WRITTEN TASK: Your output is the lines from the first one to the one containing "(0,0) rectangle (822,650);", repeated exactly, with images left out.
__________________________________________________
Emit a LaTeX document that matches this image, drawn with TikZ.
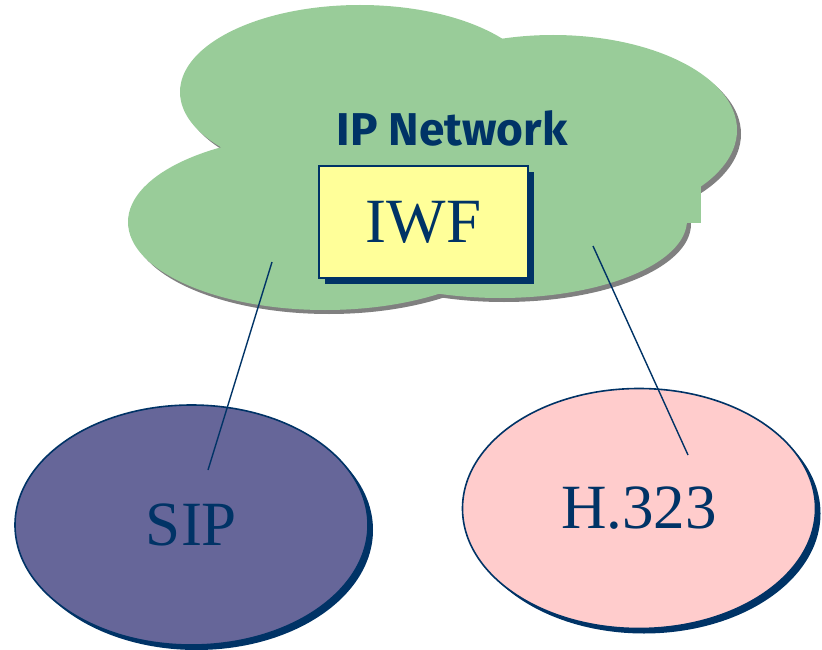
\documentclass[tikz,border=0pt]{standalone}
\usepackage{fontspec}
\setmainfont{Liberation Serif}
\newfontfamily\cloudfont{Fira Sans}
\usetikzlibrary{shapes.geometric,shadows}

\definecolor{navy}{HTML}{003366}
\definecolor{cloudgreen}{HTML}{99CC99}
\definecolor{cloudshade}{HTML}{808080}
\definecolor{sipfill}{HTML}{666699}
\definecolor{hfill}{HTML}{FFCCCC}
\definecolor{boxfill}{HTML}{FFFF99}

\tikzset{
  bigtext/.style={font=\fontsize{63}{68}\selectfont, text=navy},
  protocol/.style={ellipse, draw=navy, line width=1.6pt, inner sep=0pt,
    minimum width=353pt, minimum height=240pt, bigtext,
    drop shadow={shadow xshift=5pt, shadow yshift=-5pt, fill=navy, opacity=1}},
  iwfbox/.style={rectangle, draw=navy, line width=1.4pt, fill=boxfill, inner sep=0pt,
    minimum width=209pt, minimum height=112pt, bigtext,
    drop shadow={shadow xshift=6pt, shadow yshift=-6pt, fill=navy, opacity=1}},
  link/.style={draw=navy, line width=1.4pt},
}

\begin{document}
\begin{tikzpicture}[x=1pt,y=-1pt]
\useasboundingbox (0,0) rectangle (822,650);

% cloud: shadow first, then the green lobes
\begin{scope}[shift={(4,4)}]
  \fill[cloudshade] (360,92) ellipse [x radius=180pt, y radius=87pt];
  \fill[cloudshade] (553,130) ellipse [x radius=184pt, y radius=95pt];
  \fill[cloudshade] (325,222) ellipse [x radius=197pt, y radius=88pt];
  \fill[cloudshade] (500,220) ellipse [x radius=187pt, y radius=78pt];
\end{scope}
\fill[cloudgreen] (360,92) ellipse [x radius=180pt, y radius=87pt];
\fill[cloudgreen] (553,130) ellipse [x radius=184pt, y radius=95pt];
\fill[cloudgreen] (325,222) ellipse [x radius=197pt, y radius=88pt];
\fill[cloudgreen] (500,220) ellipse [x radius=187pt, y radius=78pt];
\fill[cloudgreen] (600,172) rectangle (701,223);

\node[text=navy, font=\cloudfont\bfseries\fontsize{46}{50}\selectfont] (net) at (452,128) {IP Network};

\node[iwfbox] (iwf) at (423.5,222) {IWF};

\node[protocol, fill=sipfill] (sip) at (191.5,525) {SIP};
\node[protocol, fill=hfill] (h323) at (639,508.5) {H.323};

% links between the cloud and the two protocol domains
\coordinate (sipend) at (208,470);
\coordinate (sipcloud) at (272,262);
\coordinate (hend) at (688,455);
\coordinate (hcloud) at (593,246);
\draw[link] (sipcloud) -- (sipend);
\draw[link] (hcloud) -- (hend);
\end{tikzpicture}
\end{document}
__________________________________________________
THE RESULT:
Emit a LaTeX document that matches this image, drawn with TikZ.
\documentclass[tikz,border=0pt]{standalone}
\usepackage{fontspec}
\setmainfont{Liberation Serif}
\newfontfamily\cloudfont{Fira Sans}
\usetikzlibrary{shapes.geometric,shadows}

\definecolor{navy}{HTML}{003366}
\definecolor{cloudgreen}{HTML}{99CC99}
\definecolor{cloudshade}{HTML}{808080}
\definecolor{sipfill}{HTML}{666699}
\definecolor{hfill}{HTML}{FFCCCC}
\definecolor{boxfill}{HTML}{FFFF99}

\tikzset{
  bigtext/.style={font=\fontsize{63}{68}\selectfont, text=navy},
  protocol/.style={ellipse, draw=navy, line width=1.6pt, inner sep=0pt,
    minimum width=353pt, minimum height=240pt, bigtext,
    drop shadow={shadow xshift=5pt, shadow yshift=-5pt, fill=navy, opacity=1}},
  iwfbox/.style={rectangle, draw=navy, line width=1.4pt, fill=boxfill, inner sep=0pt,
    minimum width=209pt, minimum height=112pt, bigtext,
    drop shadow={shadow xshift=6pt, shadow yshift=-6pt, fill=navy, opacity=1}},
  link/.style={draw=navy, line width=1.4pt},
}

\begin{document}
\begin{tikzpicture}[x=1pt,y=-1pt]
\useasboundingbox (0,0) rectangle (822,650);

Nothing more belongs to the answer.